▶ [Task requirements] Below are records; please set down exactly the lines from the first through the one containing "10.5, 8.25, 5.8];".

★ ★ ★ ★

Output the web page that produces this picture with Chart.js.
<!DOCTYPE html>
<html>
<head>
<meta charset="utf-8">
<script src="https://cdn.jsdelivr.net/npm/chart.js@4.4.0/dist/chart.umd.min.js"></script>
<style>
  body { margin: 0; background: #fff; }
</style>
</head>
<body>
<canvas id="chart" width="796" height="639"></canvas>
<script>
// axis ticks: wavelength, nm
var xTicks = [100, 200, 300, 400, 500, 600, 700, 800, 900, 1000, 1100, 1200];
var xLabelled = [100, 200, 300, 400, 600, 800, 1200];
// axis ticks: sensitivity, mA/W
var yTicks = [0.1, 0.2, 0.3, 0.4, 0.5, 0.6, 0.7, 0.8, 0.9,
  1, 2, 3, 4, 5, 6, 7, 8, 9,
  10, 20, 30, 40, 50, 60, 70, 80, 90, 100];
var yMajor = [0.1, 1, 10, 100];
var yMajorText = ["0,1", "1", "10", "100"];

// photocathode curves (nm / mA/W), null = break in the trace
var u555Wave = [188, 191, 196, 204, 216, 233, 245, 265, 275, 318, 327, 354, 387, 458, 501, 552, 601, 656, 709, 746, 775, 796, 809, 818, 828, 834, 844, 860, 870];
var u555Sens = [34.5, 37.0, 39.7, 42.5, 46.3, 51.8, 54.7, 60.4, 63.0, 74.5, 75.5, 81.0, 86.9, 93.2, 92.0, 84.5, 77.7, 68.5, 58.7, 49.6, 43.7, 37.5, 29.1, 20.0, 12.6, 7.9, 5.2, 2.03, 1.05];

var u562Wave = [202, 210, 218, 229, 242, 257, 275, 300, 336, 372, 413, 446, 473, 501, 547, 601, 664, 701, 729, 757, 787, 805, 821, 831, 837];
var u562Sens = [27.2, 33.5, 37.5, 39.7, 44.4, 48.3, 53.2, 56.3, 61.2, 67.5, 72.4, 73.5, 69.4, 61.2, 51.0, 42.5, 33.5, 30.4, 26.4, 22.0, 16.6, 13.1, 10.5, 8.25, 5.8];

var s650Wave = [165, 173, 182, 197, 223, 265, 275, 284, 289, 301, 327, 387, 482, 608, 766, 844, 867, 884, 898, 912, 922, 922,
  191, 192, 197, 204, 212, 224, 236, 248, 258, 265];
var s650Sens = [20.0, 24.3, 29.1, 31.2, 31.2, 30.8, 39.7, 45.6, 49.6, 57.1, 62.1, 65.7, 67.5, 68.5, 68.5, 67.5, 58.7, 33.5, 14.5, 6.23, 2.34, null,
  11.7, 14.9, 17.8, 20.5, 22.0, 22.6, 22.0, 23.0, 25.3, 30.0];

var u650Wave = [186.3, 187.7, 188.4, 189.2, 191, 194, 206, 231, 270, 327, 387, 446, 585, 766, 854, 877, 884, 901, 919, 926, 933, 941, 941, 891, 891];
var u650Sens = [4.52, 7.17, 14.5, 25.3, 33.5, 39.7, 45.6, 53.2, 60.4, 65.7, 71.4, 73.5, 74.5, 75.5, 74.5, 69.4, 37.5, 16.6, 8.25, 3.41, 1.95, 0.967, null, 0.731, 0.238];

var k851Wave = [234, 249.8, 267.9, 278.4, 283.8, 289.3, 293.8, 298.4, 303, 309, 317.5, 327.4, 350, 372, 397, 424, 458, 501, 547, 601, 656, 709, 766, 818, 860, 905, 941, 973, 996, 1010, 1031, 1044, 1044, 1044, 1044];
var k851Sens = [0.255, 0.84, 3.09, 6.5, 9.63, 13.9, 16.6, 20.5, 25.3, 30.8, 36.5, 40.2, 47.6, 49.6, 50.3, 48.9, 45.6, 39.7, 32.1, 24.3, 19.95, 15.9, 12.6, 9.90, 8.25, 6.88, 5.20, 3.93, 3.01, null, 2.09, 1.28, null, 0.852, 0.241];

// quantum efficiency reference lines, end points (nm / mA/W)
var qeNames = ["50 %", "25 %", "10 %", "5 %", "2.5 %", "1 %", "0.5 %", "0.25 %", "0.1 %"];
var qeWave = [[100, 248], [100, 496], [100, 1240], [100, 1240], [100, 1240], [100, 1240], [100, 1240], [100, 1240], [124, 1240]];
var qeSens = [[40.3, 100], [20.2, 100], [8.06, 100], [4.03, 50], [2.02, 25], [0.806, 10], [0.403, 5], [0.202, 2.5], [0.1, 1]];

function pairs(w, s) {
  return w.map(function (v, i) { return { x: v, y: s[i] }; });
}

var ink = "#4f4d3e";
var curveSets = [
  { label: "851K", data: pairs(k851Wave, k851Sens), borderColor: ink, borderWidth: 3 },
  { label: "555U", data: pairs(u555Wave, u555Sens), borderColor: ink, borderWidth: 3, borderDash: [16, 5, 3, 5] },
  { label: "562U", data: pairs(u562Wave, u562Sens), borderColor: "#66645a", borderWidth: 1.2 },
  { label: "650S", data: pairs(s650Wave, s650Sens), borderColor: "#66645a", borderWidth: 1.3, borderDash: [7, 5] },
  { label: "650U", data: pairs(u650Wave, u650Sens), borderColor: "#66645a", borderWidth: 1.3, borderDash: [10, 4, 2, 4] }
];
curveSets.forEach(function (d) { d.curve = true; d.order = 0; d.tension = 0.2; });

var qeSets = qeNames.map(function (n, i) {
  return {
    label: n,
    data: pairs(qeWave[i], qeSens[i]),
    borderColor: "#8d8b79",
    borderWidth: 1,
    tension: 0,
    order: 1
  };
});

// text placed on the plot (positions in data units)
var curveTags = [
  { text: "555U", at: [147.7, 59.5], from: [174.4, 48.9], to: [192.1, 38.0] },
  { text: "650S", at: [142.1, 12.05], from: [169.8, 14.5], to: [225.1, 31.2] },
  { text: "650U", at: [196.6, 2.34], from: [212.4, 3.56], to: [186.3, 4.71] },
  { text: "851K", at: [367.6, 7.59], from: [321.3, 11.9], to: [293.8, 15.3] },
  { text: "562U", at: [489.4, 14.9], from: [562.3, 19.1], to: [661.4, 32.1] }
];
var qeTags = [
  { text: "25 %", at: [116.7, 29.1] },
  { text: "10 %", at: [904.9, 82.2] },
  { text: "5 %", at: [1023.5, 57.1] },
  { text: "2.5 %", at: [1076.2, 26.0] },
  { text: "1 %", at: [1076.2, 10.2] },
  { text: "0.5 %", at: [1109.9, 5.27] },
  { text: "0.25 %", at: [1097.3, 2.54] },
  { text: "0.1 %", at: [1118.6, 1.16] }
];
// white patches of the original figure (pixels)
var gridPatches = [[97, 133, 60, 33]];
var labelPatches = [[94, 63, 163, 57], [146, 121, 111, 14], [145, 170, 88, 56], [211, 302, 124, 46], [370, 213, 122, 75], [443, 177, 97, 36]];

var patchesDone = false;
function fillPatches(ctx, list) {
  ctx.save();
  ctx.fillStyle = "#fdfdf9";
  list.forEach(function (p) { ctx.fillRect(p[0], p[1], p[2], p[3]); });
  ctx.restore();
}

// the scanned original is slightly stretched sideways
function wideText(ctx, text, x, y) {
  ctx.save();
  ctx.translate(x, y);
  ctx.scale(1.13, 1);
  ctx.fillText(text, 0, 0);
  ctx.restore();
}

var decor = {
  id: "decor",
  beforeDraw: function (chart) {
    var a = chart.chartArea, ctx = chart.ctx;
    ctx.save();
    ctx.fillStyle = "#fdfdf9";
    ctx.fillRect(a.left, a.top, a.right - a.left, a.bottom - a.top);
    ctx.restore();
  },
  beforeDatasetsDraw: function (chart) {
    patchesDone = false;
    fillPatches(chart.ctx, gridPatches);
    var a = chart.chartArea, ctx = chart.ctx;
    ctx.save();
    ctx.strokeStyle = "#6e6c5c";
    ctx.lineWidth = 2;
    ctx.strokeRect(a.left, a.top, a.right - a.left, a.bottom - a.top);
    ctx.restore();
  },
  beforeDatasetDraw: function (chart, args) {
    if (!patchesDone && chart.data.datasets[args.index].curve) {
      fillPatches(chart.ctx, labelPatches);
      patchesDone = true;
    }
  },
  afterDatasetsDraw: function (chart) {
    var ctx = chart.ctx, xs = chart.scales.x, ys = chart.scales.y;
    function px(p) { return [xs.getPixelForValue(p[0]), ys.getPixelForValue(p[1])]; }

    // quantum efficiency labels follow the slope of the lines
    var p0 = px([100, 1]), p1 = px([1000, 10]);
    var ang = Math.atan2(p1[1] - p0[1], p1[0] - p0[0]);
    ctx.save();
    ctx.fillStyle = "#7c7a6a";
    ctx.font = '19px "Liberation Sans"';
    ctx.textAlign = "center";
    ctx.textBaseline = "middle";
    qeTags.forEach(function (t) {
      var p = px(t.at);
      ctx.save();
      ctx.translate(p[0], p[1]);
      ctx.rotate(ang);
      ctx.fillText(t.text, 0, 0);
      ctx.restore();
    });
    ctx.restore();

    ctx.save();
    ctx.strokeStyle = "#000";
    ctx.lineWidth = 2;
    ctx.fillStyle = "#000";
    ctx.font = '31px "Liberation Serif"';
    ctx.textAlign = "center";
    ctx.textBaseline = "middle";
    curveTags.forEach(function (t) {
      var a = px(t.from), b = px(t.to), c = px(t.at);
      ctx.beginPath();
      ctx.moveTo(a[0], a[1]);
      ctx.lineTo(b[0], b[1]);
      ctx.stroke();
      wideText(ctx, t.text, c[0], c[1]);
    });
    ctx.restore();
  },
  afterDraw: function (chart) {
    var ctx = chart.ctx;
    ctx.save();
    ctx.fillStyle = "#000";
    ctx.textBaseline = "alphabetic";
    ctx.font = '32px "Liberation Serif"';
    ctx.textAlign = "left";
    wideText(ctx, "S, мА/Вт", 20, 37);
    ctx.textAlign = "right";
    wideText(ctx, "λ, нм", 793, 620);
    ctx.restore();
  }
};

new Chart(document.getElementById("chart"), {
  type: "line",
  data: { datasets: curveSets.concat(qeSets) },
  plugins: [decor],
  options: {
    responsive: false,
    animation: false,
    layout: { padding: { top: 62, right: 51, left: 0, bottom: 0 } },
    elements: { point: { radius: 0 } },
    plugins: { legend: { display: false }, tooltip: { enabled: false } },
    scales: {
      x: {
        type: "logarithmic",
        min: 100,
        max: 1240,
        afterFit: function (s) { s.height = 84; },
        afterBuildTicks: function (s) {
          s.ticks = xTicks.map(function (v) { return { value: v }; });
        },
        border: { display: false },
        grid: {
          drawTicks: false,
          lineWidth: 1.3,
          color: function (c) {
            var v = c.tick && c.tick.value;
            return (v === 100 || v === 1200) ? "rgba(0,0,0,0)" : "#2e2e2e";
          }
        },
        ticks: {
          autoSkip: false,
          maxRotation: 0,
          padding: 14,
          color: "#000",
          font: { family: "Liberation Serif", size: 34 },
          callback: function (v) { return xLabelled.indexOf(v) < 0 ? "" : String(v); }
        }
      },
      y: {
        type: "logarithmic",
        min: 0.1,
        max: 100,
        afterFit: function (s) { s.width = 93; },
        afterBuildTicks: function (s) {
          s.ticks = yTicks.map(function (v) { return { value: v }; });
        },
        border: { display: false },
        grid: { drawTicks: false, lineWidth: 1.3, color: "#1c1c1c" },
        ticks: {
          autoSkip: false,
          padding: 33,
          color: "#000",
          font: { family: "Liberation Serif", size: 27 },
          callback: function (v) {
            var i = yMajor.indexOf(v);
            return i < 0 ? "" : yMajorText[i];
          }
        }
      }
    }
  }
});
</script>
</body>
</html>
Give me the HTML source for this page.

★ ★ ★ ★

▶ [Exercise answer]
Output the web page that produces this picture with Chart.js.
<!DOCTYPE html>
<html>
<head>
<meta charset="utf-8">
<script src="https://cdn.jsdelivr.net/npm/chart.js@4.4.0/dist/chart.umd.min.js"></script>
<style>
  body { margin: 0; background: #fff; }
</style>
</head>
<body>
<canvas id="chart" width="796" height="639"></canvas>
<script>
// axis ticks: wavelength, nm
var xTicks = [100, 200, 300, 400, 500, 600, 700, 800, 900, 1000, 1100, 1200];
var xLabelled = [100, 200, 300, 400, 600, 800, 1200];
// axis ticks: sensitivity, mA/W
var yTicks = [0.1, 0.2, 0.3, 0.4, 0.5, 0.6, 0.7, 0.8, 0.9,
  1, 2, 3, 4, 5, 6, 7, 8, 9,
  10, 20, 30, 40, 50, 60, 70, 80, 90, 100];
var yMajor = [0.1, 1, 10, 100];
var yMajorText = ["0,1", "1", "10", "100"];

// photocathode curves (nm / mA/W), null = break in the trace
var u555Wave = [188, 191, 196, 204, 216, 233, 245, 265, 275, 318, 327, 354, 387, 458, 501, 552, 601, 656, 709, 746, 775, 796, 809, 818, 828, 834, 844, 860, 870];
var u555Sens = [34.5, 37.0, 39.7, 42.5, 46.3, 51.8, 54.7, 60.4, 63.0, 74.5, 75.5, 81.0, 86.9, 93.2, 92.0, 84.5, 77.7, 68.5, 58.7, 49.6, 43.7, 37.5, 29.1, 20.0, 12.6, 7.9, 5.2, 2.03, 1.05];

var u562Wave = [202, 210, 218, 229, 242, 257, 275, 300, 336, 372, 413, 446, 473, 501, 547, 601, 664, 701, 729, 757, 787, 805, 821, 831, 837];
var u562Sens = [27.2, 33.5, 37.5, 39.7, 44.4, 48.3, 53.2, 56.3, 61.2, 67.5, 72.4, 73.5, 69.4, 61.2, 51.0, 42.5, 33.5, 30.4, 26.4, 22.0, 16.6, 13.1, 10.5, 8.25, 5.8];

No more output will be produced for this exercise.